▶ _SHORT PROBLEM_: Transcribe each line of the records below exactly, excluding any embedded images.
====== MATERIALS PROVIDED
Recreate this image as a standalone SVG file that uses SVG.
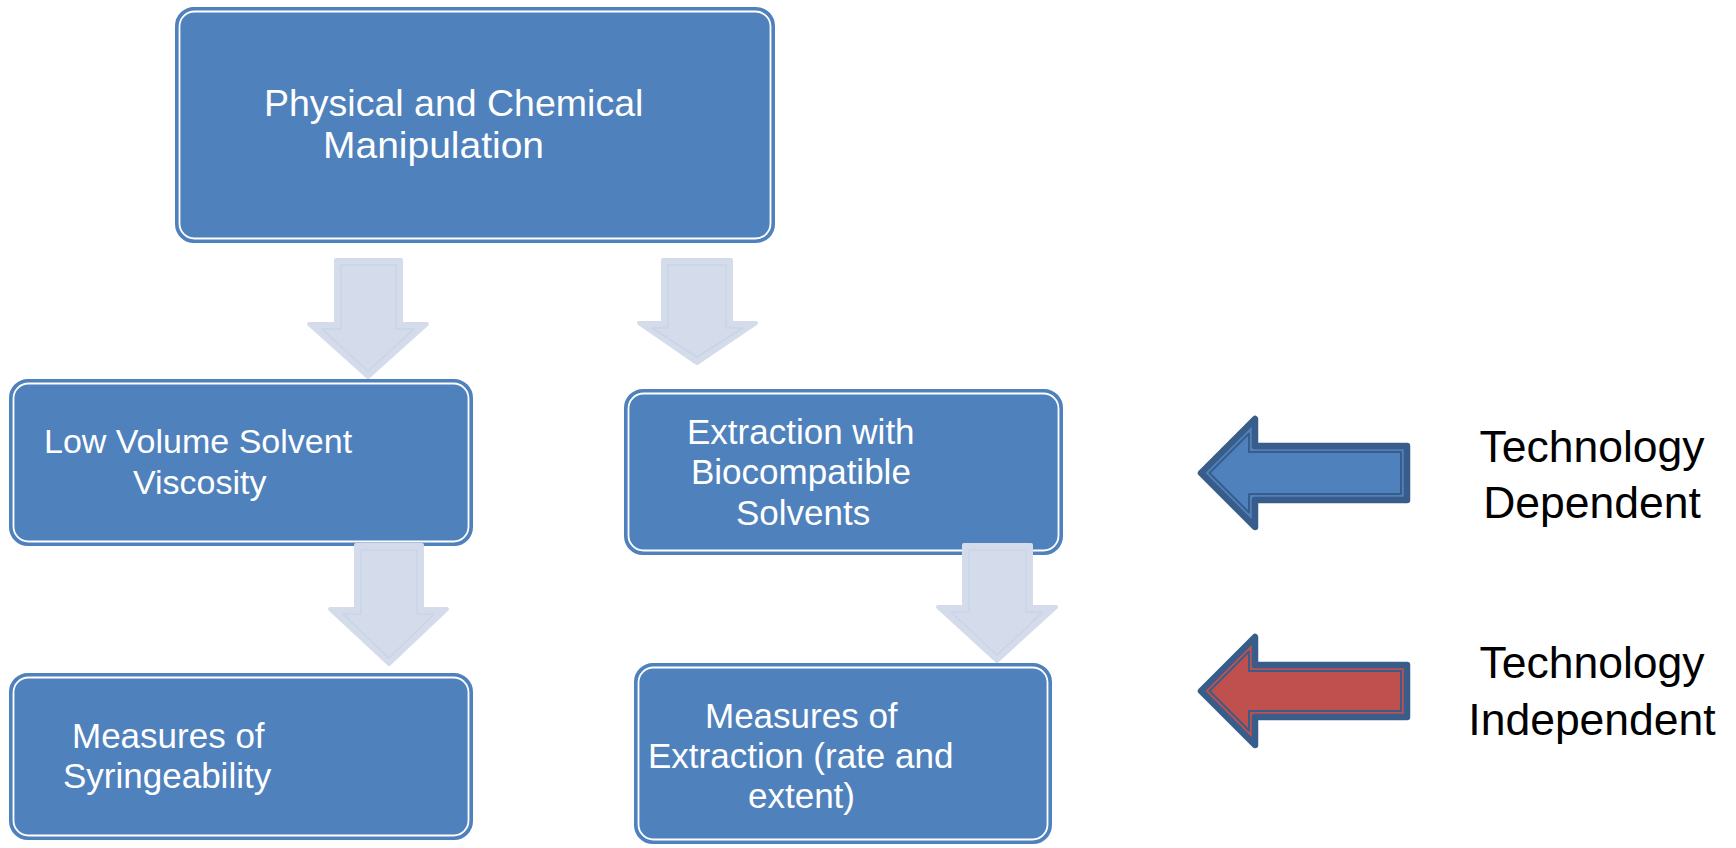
<svg xmlns="http://www.w3.org/2000/svg" width="1736" height="848" viewBox="0 0 1736 848">
<style>
.box{fill:#4F81BD;stroke:#4F81BD;stroke-width:2}
.boxin{fill:none;stroke:#FFFFFF;stroke-width:1.8}
.t{font-family:"Liberation Sans",Arial,sans-serif;fill:#FFFFFF}
.r{font-family:"Liberation Sans",Arial,sans-serif;fill:#000000;font-size:44.5px;text-anchor:middle}
.down{fill:#D4DCEB;stroke:#D4DCEB;stroke-width:4;stroke-linejoin:round}
.downin{fill:none;stroke:#CAD4E6;stroke-width:1.5;stroke-linejoin:round}
.big{stroke:#385D8A;stroke-width:6.5;stroke-linejoin:round}
.bigin{fill:none;stroke:#385D8A;stroke-width:2;stroke-linejoin:round}
</style>
<rect width="1736" height="848" fill="#FFFFFF"/>
<g id="node-physical">
<rect class="box" x="176" y="8" width="598" height="234" rx="18"/>
<rect class="boxin" x="179.5" y="11.5" width="591" height="227" rx="15"/>
<text class="t" font-size="37.5"><tspan x="264" y="116">Physical and Chemical</tspan><tspan x="323" y="158" textLength="221" lengthAdjust="spacingAndGlyphs">Manipulation</tspan></text>
</g>
<g id="node-lowvolume">
<rect class="box" x="10" y="380" width="462" height="165" rx="18"/>
<rect class="boxin" x="13.5" y="383.5" width="455" height="158" rx="15"/>
<text class="t" font-size="34"><tspan x="44" y="453">Low Volume Solvent</tspan><tspan x="133" y="494">Viscosity</tspan></text>
</g>
<g id="node-extraction">
<rect class="box" x="625" y="390" width="437" height="164" rx="18"/>
<rect class="boxin" x="628.5" y="393.5" width="430" height="157" rx="15"/>
<text class="t" font-size="35"><tspan x="687" y="444">Extraction with</tspan><tspan x="691" y="484">Biocompatible</tspan><tspan x="736" y="525">Solvents</tspan></text>
</g>
<g id="node-syringeability">
<rect class="box" x="10" y="674" width="462" height="165" rx="18"/>
<rect class="boxin" x="13.5" y="677.5" width="455" height="158" rx="15"/>
<text class="t" font-size="35"><tspan x="72" y="748">Measures of</tspan><tspan x="63" y="788">Syringeability</tspan></text>
</g>
<g id="node-measures-extraction">
<rect class="box" x="635" y="664" width="416" height="179" rx="18"/>
<rect class="boxin" x="638.5" y="667.5" width="409" height="172" rx="15"/>
<text class="t" font-size="35"><tspan x="705" y="728">Measures of</tspan><tspan x="648" y="768">Extraction (rate and</tspan><tspan x="748" y="808">extent)</tspan></text>
</g>
<g id="connectors">
<path class="down" d="M336,260 H401 V324 H427 L368,377 L309,324 H336 Z"/>
<path class="downin" d="M341,265 H396 V329 H414 L368,371 L322,329 H341 Z"/>
<path class="down" d="M663,260 H731 V323 H756 L697,363 L639,323 H663 Z"/>
<path class="downin" d="M668,265 H726 V328 H743 L697,357 L652,328 H668 Z"/>
<path class="down" d="M356,545 H422 V609 H447 L389,664 L330,609 H356 Z"/>
<path class="downin" d="M361,550 H417 V614 H434 L389,658 L343,614 H361 Z"/>
<path class="down" d="M964,545 H1031 V607 H1056 L997,661 L938,607 H964 Z"/>
<path class="downin" d="M969,550 H1026 V612 H1043 L997,655 L951,612 H969 Z"/>
</g>
<g id="legend-dependent">
<path class="big" fill="#4F81BD" d="M1201,473 L1255,419 V446 H1407 V500 H1255 V527 Z"/>
<path class="bigin" d="M1209.5,473 L1249,433.5 V452 H1401 V494 H1249 V512.5 Z"/>
<text class="r"><tspan x="1592" y="462">Technology</tspan><tspan x="1592" y="518">Dependent</tspan></text>
</g>
<g id="legend-independent">
<path class="big" fill="#C0504D" d="M1201,691 L1255,637 V665 H1407 V717 H1255 V745 Z"/>
<path class="bigin" d="M1209.5,691 L1249,651.5 V671 H1401 V711 H1249 V730.5 Z"/>
<text class="r"><tspan x="1592" y="678">Technology</tspan><tspan x="1592" y="735">Independent</tspan></text>
</g>
</svg>
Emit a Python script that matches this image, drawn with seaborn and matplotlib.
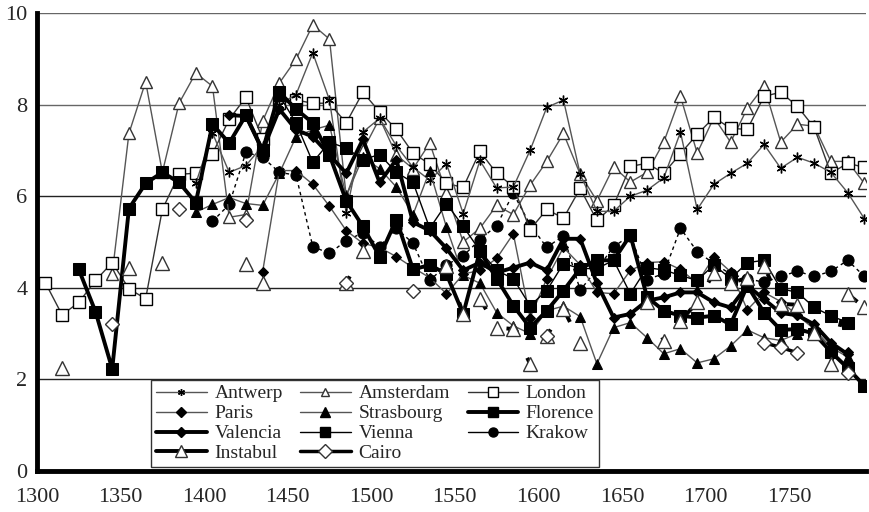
============
▶ _RESPONSE BELOW_:
Recreate this image as a standalone SVG file that uses SVG.
<svg xmlns="http://www.w3.org/2000/svg" width="1736" height="848" viewBox="0 0 1736 848">
<style>
.box{fill:#4F81BD;stroke:#4F81BD;stroke-width:2}
.boxin{fill:none;stroke:#FFFFFF;stroke-width:1.8}
.t{font-family:"Liberation Sans",Arial,sans-serif;fill:#FFFFFF}
.r{font-family:"Liberation Sans",Arial,sans-serif;fill:#000000;font-size:44.5px;text-anchor:middle}
.down{fill:#D4DCEB;stroke:#D4DCEB;stroke-width:4;stroke-linejoin:round}
.downin{fill:none;stroke:#CAD4E6;stroke-width:1.5;stroke-linejoin:round}
.big{stroke:#385D8A;stroke-width:6.5;stroke-linejoin:round}
.bigin{fill:none;stroke:#385D8A;stroke-width:2;stroke-linejoin:round}
</style>
<rect width="1736" height="848" fill="#FFFFFF"/>
<g id="node-physical">
<rect class="box" x="176" y="8" width="598" height="234" rx="18"/>
<rect class="boxin" x="179.5" y="11.5" width="591" height="227" rx="15"/>
<text class="t" font-size="37.5"><tspan x="264" y="116">Physical and Chemical</tspan><tspan x="323" y="158" textLength="221" lengthAdjust="spacingAndGlyphs">Manipulation</tspan></text>
</g>
<g id="node-lowvolume">
<rect class="box" x="10" y="380" width="462" height="165" rx="18"/>
<rect class="boxin" x="13.5" y="383.5" width="455" height="158" rx="15"/>
<text class="t" font-size="34"><tspan x="44" y="453">Low Volume Solvent</tspan><tspan x="133" y="494">Viscosity</tspan></text>
</g>
<g id="node-extraction">
<rect class="box" x="625" y="390" width="437" height="164" rx="18"/>
<rect class="boxin" x="628.5" y="393.5" width="430" height="157" rx="15"/>
<text class="t" font-size="35"><tspan x="687" y="444">Extraction with</tspan><tspan x="691" y="484">Biocompatible</tspan><tspan x="736" y="525">Solvents</tspan></text>
</g>
<g id="node-syringeability">
<rect class="box" x="10" y="674" width="462" height="165" rx="18"/>
<rect class="boxin" x="13.5" y="677.5" width="455" height="158" rx="15"/>
<text class="t" font-size="35"><tspan x="72" y="748">Measures of</tspan><tspan x="63" y="788">Syringeability</tspan></text>
</g>
<g id="node-measures-extraction">
<rect class="box" x="635" y="664" width="416" height="179" rx="18"/>
<rect class="boxin" x="638.5" y="667.5" width="409" height="172" rx="15"/>
<text class="t" font-size="35"><tspan x="705" y="728">Measures of</tspan><tspan x="648" y="768">Extraction (rate and</tspan><tspan x="748" y="808">extent)</tspan></text>
</g>
<g id="connectors">
<path class="down" d="M336,260 H401 V324 H427 L368,377 L309,324 H336 Z"/>
<path class="downin" d="M341,265 H396 V329 H414 L368,371 L322,329 H341 Z"/>
<path class="down" d="M663,260 H731 V323 H756 L697,363 L639,323 H663 Z"/>
<path class="downin" d="M668,265 H726 V328 H743 L697,357 L652,328 H668 Z"/>
<path class="down" d="M356,545 H422 V609 H447 L389,664 L330,609 H356 Z"/>
<path class="downin" d="M361,550 H417 V614 H434 L389,658 L343,614 H361 Z"/>
<path class="down" d="M964,545 H1031 V607 H1056 L997,661 L938,607 H964 Z"/>
<path class="downin" d="M969,550 H1026 V612 H1043 L997,655 L951,612 H969 Z"/>
</g>
<g id="legend-dependent">
<path class="big" fill="#4F81BD" d="M1201,473 L1255,419 V446 H1407 V500 H1255 V527 Z"/>
<path class="bigin" d="M1209.5,473 L1249,433.5 V452 H1401 V494 H1249 V512.5 Z"/>
<text class="r"><tspan x="1592" y="462">Technology</tspan><tspan x="1592" y="518">Dependent</tspan></text>
</g>
<g id="legend-independent">
<path class="big" fill="#C0504D" d="M1201,691 L1255,637 V665 H1407 V717 H1255 V745 Z"/>
<path class="bigin" d="M1209.5,691 L1249,651.5 V671 H1401 V711 H1249 V730.5 Z"/>
<text class="r"><tspan x="1592" y="678">Technology</tspan><tspan x="1592" y="735">Independent</tspan></text>
</g>
</svg>
Emit a Python script that matches this image, drawn with seaborn and matplotlib.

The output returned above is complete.